In 1 Peter, Peter says that John Mark is right there with him - and in 1 Timothy we learn that John Mark is with Timothy. So where was Timothy?
(i) As it happens, we know where Timothy was.
— Timothy had been told by Paul to look after the church in Ephesus. Then, while he was still there, Paul wrote to Timothy and asked him to return and bring John Mark with him to be his helper. (At that time Paul was in Rome.)
(ii) So how did John Mark get to be working in Ephesus with Timothy?
— (a). In 1 Peter, Peter says that Mark is with him.
— (b). When Peter came to write 2 Peter, he says he knew he was about to die. (He was about to be crucified upside down.) After Peter is crucified, Mark makes himself available to help Timothy. As we know that Timothy was in Ephesus and that John Mark was him, we suddenly realise that Peter was in Ephesus before his death. John Mark was Peter’s right-hand man who wrote down the gospel for Peter, which we call “Mark”. John Mark was still there in Ephesus when Timothy found him, which places him with Peter until his martyrdom. Mark then become a pillar in the church when Timothy suddenly came across him.
When Paul learned from Timothy that Mark was there in Ephesus with him, he sent for John Mark to be brought to him in Rome. He would not have asked for Mark unless he knew that Peter had been killed and that Mark was free to come. Paul would not have ‘pinched’ Mark from Peter.
This means that as Mark was not in Rome at that time, it meant that Peter was also not in Rome either. It was the Catholic church that claimed that Peter was in Rome so that they could claim he was the first Pope. They kept on banging that drum until repetition made it a theological doctrine, and theologians simply let sleeping dogs lie, so as not to upset the Catholic church, as if it didn’t matter.

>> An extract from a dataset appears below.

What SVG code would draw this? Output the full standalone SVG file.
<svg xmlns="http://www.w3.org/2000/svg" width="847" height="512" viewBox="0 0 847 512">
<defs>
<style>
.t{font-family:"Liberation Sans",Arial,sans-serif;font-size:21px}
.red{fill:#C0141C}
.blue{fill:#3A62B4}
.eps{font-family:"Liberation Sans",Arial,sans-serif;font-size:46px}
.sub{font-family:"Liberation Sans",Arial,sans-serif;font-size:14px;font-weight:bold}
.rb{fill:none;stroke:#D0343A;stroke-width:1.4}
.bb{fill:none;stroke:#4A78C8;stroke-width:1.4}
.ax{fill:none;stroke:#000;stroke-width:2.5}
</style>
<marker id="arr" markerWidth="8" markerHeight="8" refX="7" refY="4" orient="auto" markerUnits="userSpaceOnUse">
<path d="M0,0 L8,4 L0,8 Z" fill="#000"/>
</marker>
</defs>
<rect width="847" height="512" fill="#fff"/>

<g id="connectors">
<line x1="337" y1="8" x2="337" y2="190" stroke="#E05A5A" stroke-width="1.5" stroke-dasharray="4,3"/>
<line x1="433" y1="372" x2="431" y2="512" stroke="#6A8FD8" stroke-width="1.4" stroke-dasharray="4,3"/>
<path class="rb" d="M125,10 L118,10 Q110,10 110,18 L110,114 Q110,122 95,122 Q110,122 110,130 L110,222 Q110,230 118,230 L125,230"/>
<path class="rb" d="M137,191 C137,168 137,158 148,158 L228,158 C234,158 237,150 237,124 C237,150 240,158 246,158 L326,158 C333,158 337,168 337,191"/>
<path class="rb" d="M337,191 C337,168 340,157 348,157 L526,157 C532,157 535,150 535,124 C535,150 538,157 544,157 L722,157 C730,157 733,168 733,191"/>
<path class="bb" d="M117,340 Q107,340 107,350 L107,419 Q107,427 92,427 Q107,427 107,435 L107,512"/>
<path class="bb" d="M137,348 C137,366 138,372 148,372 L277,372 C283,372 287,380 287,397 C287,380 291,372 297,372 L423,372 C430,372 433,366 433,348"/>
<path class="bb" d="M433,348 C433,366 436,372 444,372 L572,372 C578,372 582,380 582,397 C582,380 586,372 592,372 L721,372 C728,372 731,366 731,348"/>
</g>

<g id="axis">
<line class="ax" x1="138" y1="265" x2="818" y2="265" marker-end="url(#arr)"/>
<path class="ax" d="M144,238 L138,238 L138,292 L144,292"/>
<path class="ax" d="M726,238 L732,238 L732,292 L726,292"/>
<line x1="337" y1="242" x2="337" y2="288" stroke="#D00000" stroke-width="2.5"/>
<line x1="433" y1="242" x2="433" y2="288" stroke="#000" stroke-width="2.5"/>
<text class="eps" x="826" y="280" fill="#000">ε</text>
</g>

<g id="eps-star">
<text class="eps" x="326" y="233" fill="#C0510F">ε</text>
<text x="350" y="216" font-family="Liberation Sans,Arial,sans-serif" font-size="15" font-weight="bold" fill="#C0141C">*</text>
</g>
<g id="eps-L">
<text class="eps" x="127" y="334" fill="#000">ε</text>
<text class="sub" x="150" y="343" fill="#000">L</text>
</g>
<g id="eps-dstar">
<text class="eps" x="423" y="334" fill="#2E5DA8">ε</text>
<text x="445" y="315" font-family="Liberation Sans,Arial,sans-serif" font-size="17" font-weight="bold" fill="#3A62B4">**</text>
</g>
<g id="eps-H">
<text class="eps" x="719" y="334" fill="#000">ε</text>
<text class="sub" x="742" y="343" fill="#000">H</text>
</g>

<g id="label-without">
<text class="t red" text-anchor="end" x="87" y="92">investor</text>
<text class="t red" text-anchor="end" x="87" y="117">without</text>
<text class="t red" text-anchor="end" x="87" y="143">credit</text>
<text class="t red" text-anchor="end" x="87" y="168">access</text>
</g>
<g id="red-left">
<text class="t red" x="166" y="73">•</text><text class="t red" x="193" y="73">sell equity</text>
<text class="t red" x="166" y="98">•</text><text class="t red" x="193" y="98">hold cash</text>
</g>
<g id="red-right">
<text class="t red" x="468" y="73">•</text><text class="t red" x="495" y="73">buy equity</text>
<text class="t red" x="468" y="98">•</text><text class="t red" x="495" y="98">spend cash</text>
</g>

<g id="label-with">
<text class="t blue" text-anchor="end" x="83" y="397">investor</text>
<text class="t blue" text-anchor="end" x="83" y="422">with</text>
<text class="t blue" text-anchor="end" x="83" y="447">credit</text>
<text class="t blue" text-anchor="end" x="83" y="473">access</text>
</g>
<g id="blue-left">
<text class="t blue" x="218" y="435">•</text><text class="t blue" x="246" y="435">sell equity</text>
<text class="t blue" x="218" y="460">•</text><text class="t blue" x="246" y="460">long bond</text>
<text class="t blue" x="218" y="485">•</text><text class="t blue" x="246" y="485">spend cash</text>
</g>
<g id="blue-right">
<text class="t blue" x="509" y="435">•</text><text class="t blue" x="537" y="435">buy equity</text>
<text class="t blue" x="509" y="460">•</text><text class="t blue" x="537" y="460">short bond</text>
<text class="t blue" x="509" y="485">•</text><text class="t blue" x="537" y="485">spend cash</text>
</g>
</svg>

I believe it does matter because that fiction was used to create the man-made theology of Popes.
I say ‘man-made’ because Jesus said the Holy Spirit would replace Him on earth, and yet the Popes take the title, “In the place of Christ on earth”. (They use the Latin word, ‘ “vicar” of Christ on earth’. It is a heresy because Jesus taught the opposite. In fact, I would say it is blasphemy to take one of the titles of God for themselves.)
Summary of 1 Peter…
— Peter says;
(a) that he is an eye-witness to Jesus, and
(b) knows he doesn’t have long to live.
— Peter writes about holiness,(1:13–2:3, and 4:1-11), which is a New Testament theme.

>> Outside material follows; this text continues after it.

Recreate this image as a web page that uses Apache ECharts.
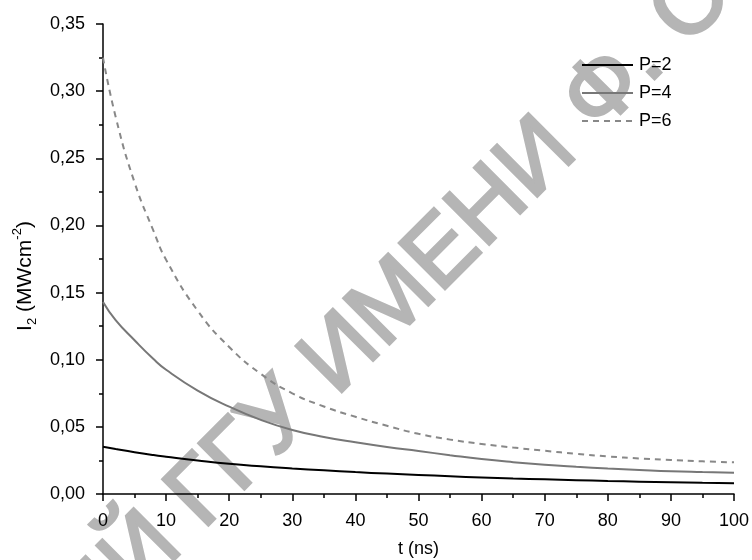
<!DOCTYPE html>
<html>
<head>
<meta charset="utf-8">
<script src="https://cdn.jsdelivr.net/npm/echarts@6/dist/echarts.min.js"></script>
<style>html,body{margin:0;padding:0;background:#fff;}#c{width:752px;height:560px;}</style>
</head>
<body>
<div id="c"></div>
<script>
var tValues = [0, 2, 5, 8, 10, 15, 20, 25, 30, 35, 40, 45, 50, 55, 60, 65, 70, 75, 80, 85, 90, 95, 100];
var p2 = [0.0352, 0.0335, 0.0311, 0.0290, 0.0278, 0.0250, 0.0225, 0.0206, 0.0190, 0.0176, 0.0163, 0.0152, 0.0142, 0.0132, 0.0123, 0.0115, 0.0109, 0.0103, 0.0097, 0.0092, 0.0087, 0.0083, 0.0080];
var p4 = [0.143, 0.1295, 0.1145, 0.1005, 0.0925, 0.0770, 0.0650, 0.0552, 0.0477, 0.0425, 0.0385, 0.0350, 0.0320, 0.0289, 0.0260, 0.0237, 0.0218, 0.0203, 0.0190, 0.0179, 0.0169, 0.0163, 0.0158];
var p6 = [0.325, 0.281, 0.2320, 0.1960, 0.1744, 0.1365, 0.1095, 0.0895, 0.0750, 0.0652, 0.0575, 0.0508, 0.0448, 0.0405, 0.0373, 0.0346, 0.0322, 0.0299, 0.0280, 0.0265, 0.0253, 0.0243, 0.0236];
var seriesNames = ['P=2', 'P=4', 'P=6'];
var xTicks = {min: 0, max: 100, step: 10};
var yTicks = {min: 0, max: 0.35, step: 0.05};

function pairs(ys) { return tValues.map(function (t, i) { return [t, ys[i]]; }); }

var chart = echarts.init(document.getElementById('c'), null, {renderer: 'canvas'});
var font = 'Liberation Sans';
var fs = 18;
chart.setOption({
  animation: false,
  backgroundColor: '#ffffff',
  textStyle: {fontFamily: font},
  grid: {left: 103, right: 18, top: 24, bottom: 66, containLabel: false, outerBoundsMode: 'none'},
  legend: {
    orient: 'vertical', left: 581, top: 56, padding: 0, z: 6,
    itemWidth: 51, itemHeight: 14, itemGap: 10,
    itemStyle: {opacity: 0},
    textStyle: {fontSize: fs, color: '#000', fontFamily: font, padding: [0, 0, 0, 1]},
    data: seriesNames
  },
  xAxis: {
    type: 'value', min: xTicks.min, max: xTicks.max, interval: xTicks.step, z: 4,
    name: 't (ns)', nameLocation: 'middle', nameGap: 46,
    nameTextStyle: {fontSize: fs, color: '#000', fontFamily: font},
    axisLine: {lineStyle: {color: '#000', width: 1.5}},
    axisTick: {inside: false, length: 7, lineStyle: {color: '#000', width: 1.5}},
    minorTick: {show: true, splitNumber: 2, length: 4, lineStyle: {color: '#000', width: 1.5}},
    axisLabel: {fontSize: fs, color: '#000', margin: 18, fontFamily: font},
    splitLine: {show: false}
  },
  yAxis: {
    type: 'value', min: yTicks.min, max: yTicks.max, interval: yTicks.step, z: 4,
    name: '{a|I}{s|2}{a| (MWcm}{p|-2}{a|)}', nameLocation: 'middle', nameGap: 63,
    nameTextStyle: {
      color: '#000', fontFamily: font, padding: [0, 34, 0, 0],
      rich: {
        a: {fontSize: 21, color: '#000', fontFamily: font, lineHeight: 28},
        s: {fontSize: 13, color: '#000', fontFamily: font, verticalAlign: 'bottom', lineHeight: 28},
        p: {fontSize: 13, color: '#000', fontFamily: font, verticalAlign: 'top', lineHeight: 28}
      }
    },
    axisLine: {show: true, lineStyle: {color: '#000', width: 1.5}},
    axisTick: {show: true, inside: false, length: 7, lineStyle: {color: '#000', width: 1.5}},
    minorTick: {show: true, splitNumber: 2, length: 4, lineStyle: {color: '#000', width: 1.5}},
    axisLabel: {fontSize: fs, color: '#000', margin: 18, fontFamily: font,
      formatter: function (v) { return v.toFixed(2).replace('.', ','); }},
    splitLine: {show: false}
  },
  series: [
    {name: seriesNames[0], type: 'line', data: pairs(p2), smooth: 0.5, symbol: 'none', z: 5,
     lineStyle: {color: '#000', width: 2}, itemStyle: {color: '#000'}},
    {name: seriesNames[1], type: 'line', data: pairs(p4), smooth: 0.5, symbol: 'none', z: 5,
     lineStyle: {color: '#777', width: 2}, itemStyle: {color: '#777'}},
    {name: seriesNames[2], type: 'line', data: pairs(p6), smooth: 0.5, symbol: 'none', z: 5,
     lineStyle: {color: '#888', width: 2, type: [6, 5]}, itemStyle: {color: '#888'}}
  ],
  graphic: [
    {type: 'text', z: 1, x: 299, y: 398, rotation: Math.PI / 4, silent: true,
     style: {text: 'РЕПОЗИТОРИЙ ГГУ', fill: '#b5b5b5', stroke: '#b5b5b5', lineWidth: 3, lineJoin: 'miter',
       font: '94px Liberation Sans', textAlign: 'right', textVerticalAlign: 'middle'}},
    {type: 'text', z: 1, x: 318, y: 379, rotation: Math.PI / 4, silent: true,
     style: {text: 'ИМЕНИ Ф. СКОРИНЫ', fill: '#b5b5b5', stroke: '#b5b5b5', lineWidth: 3, lineJoin: 'miter',
       font: '94px Liberation Sans', textAlign: 'left', textVerticalAlign: 'middle'}}
  ]
});
</script>
</body>
</html>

— Holiness starts with being “born again”, (1:23), and moves into discipleship.
— Peter explains WE are the new temple, (2:4-12).
— Peter emphasises submission, which brings order, (2:13- 3: 21; 4:12-19; and 5:5-6.)

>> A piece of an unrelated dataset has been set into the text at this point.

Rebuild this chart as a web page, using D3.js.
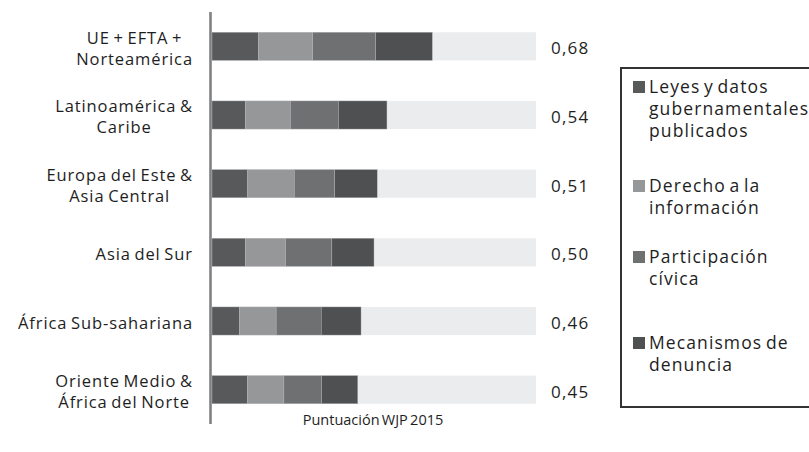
<!DOCTYPE html>
<html>
<head>
<meta charset="utf-8">
<script src="https://cdn.jsdelivr.net/npm/d3@7/dist/d3.min.js"></script>
<style>
  html, body { margin: 0; padding: 0; background: #fff; overflow: hidden; }
  svg { display: block; }
  text { font-family: "Open Sans", Lato, sans-serif; fill: #1e1e1e; }
</style>
</head>
<body>
<svg id="chart" width="809" height="452"></svg>
<script>
// Regions (each label may break over two lines)
const regions = [
  ["UE + EFTA +", "Norteamérica"],
  ["Latinoamérica &", "Caribe"],
  ["Europa del Este &", "Asia Central"],
  ["Asia del Sur"],
  ["África Sub-sahariana"],
  ["Oriente Medio &", "África del Norte"]
];
const totals = [0.68, 0.54, 0.51, 0.50, 0.46, 0.45];
const totalLabels = ["0,68", "0,54", "0,51", "0,50", "0,46", "0,45"];

// Contribution of each sub-factor to the overall score
const seriesNames = [
  ["Leyes y datos", "gubernamentales", "publicados"],
  ["Derecho a la", "información"],
  ["Participación", "cívica"],
  ["Mecanismos de", "denuncia"]
];
const leyes         = [0.143, 0.103, 0.110, 0.103, 0.084, 0.109];
const derecho       = [0.168, 0.139, 0.144, 0.124, 0.114, 0.113];
const participacion = [0.194, 0.148, 0.125, 0.143, 0.139, 0.116];
const mecanismos    = [0.175, 0.150, 0.131, 0.130, 0.123, 0.112];
const seriesColors = ["#58595b", "#969799", "#6f7072", "#4f5052"];
const axisTitle = "Puntuación WJP 2015";
const scaleMax = 1;

const svg = d3.select("#chart");

const x = d3.scaleLinear().domain([0, scaleMax]).range([212, 536]);
const y = d3.scaleBand().domain(d3.range(regions.length)).range([12, 424]).paddingInner(0.59).paddingOuter(0.295);

// Background track for the full scale
svg.append("g").selectAll("rect").data(d3.range(regions.length)).join("rect")
  .attr("x", x(0)).attr("y", i => y(i))
  .attr("width", x(scaleMax) - x(0)).attr("height", y.bandwidth())
  .attr("fill", "#ebecee");

// Stacked segments
const rows = d3.range(regions.length).map(i => ({
  i, leyes: leyes[i], derecho: derecho[i], participacion: participacion[i], mecanismos: mecanismos[i]
}));
const keys = ["leyes", "derecho", "participacion", "mecanismos"];
const stacked = d3.stack().keys(keys)(rows);

svg.append("g").selectAll("g").data(stacked).join("g")
  .attr("fill", (d, k) => seriesColors[k])
  .selectAll("rect").data(d => d).join("rect")
  .attr("x", d => x(d[0]))
  .attr("y", d => y(d.data.i))
  .attr("width", d => x(d[1]) - x(d[0]))
  .attr("height", y.bandwidth())
  .attr("stroke", "#b9babc").attr("stroke-width", 0.4);

// Vertical category axis line
const yAxis = svg.append("g").attr("transform", "translate(210.5,0)")
  .call(d3.axisLeft(y).tickSize(0).tickFormat(""));
yAxis.select(".domain").attr("stroke", "#808184").attr("stroke-width", 2.6)
  .attr("d", "M0,12V424");

// Category labels: lines centred on each other, block right-aligned
const lineH = 21;
regions.forEach((lines, i) => {
  const g = svg.append("g");
  const cy = y(i) + y.bandwidth() / 2 + 2;
  const texts = lines.map((ln, j) => g.append("text")
    .attr("y", cy + (j - (lines.length - 1) / 2) * lineH)
    .attr("dy", "0.36em")
    .attr("text-anchor", "middle")
    .style("font-size", "16.5px")
    .style("letter-spacing", "0.9px")
    .style("word-spacing", "-1.5px")
    .text(ln));
  const maxW = d3.max(texts, t => t.node().getComputedTextLength());
  texts.forEach(t => t.attr("x", 193 - maxW / 2));
});

// Total score labels
svg.append("g").selectAll("text").data(totalLabels).join("text")
  .attr("x", 551).attr("y", (d, i) => y(i) + y.bandwidth() / 2 + 2)
  .attr("dy", "0.36em")
  .style("font-size", "17px")
  .style("letter-spacing", "1.2px")
  .text(d => d);

// Axis title
svg.append("text").attr("x", 373).attr("y", 420).attr("dy", "0.36em")
  .attr("text-anchor", "middle").style("font-size", "14.5px")
  .style("word-spacing", "-1.5px")
  .text(axisTitle);

// Legend
const legend = svg.append("g");
legend.append("rect").attr("x", 621).attr("y", 68).attr("width", 260).attr("height", 339)
  .attr("fill", "none").attr("stroke", "#333").attr("stroke-width", 2);
const itemY = [87, 186, 257, 343];
seriesNames.forEach((lines, k) => {
  legend.append("rect").attr("x", 633).attr("y", itemY[k] - 6).attr("width", 12).attr("height", 12)
    .attr("fill", seriesColors[k]);
  lines.forEach((ln, j) => legend.append("text")
    .attr("x", 649).attr("y", itemY[k] + j * 22).attr("dy", "0.36em")
    .style("font-size", "17.5px")
    .style("letter-spacing", "1.1px")
    .style("word-spacing", "-2px")
    .text(ln));
});
</script>
</body>
</html>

— Peter explains that suffering brings God’s reward, (3:8-22).
— Peter orders leaders to be servants, (5:2); not to be money-minded, (5:2); and not to “lord it over” anyone, (5:3).
— Peter leaves behind instructions for young men, (5:5-9).
— Peter encourages believers to look to the future hope we have in Christ, (5:10).
— Peter gives glory to God eight times in 1 Peter.
Last time, I promised to show where Jesus’ Spirit went after He died on the cross, and before He rose again. In 1 Peter 3:18-20, we read that Jesus went to the place where the spirits are in prison awaiting judgment, to preach to those who had had their lives cut short at the time of Noah’s flood. Why?
The people on earth at the time of Noah’s flood had been treated differently to other souls, by being judged differently;- (i), before anyone else, and (ii) part way through their lives. Many of them responded to Jesus’ message and re-started their lives after Jesus rose, Matthew 27:52-53; (being raised from the dead and who witnesses saw in Jerusalem; Matthew 27:52-53). It happened to that one group because they had been treated differently to the rest of mankind. Whilst they were treated justly, (because the wages of sin is death), but everyone else who lived did so without God cutting their life short, in a general early judgment.
Another insight Peter gives us is that the flood water around Noah’s ark, is also a symbol of “water immersion”, 3:21, which “saves you by the resurrection of Jesus Christ”, (v.21). Peter says it symbolises our PLEDGE to God of a good conscience; 3:21. Now, babies are not in a position to “pledge” anything at their christening. New Testament believer’s immersion is a conscious decision made by someone old enough to be informed and therefore understand. It is a response. (The English translation is ‘immersion’. The word ‘baptism’ comes from the Greek word.)
Summary of 2 Peter…
— We have to ensure that we actually FINISH the race we started; 2 Peter 1:3-11.
— Peter says false Bible teachers will go to hell; 2 Peter 2.
— The “Day of the Lord”, is the same as the Day of Judgement; (2 Peter 3). God’s patience is meant
to save those who “make every effort to be spotless”.
— Peter uses Noah’s flood to symbolise “judgment”. God provided a kind of Noah’s ark.
— Peter appeals to his fellow Messianic Jewish family of believers (who had transitioned from the ‘Old Covenant’ to the ‘New Covenant’,) not to go back to their old synagogue,
which is what many had started doing because Nero was killing believers in Jesus. Peter says that they MUST make their calling “SURE”, (or else face the consequences of not doing so.)
— Peter gives glory to God 3 times in these 3 short chapters of 2 Peter.
These letters by Peter are about faith under fire. All the good work done by Timothy fixing the Ephesus church leadership problem, resulted in that church later on being praised by Jesus in Revelation for having good teaching, (even though their love for Jesus needed reviving).
One Christian cartoon had the ‘caption’; “The trouble with a living sacrifice, is, that it’s always crawling off the altar!” Peter and John Mark had once run away, but they became pillars of the church, facing persecution and death. When we read the Bible, we are reading God’s story of how His message of salvation started and spread and what we need to do to join His family.
In the UK now, if a Christian’s conscience causes him to put the New Testament into practice, the law can criminalize you.
All of this should help you to understand 1 & 2 Peter, when you watch the video and read the letters this week.
This is John Dunning signing off from “Thoughtful Thoughts” for another week.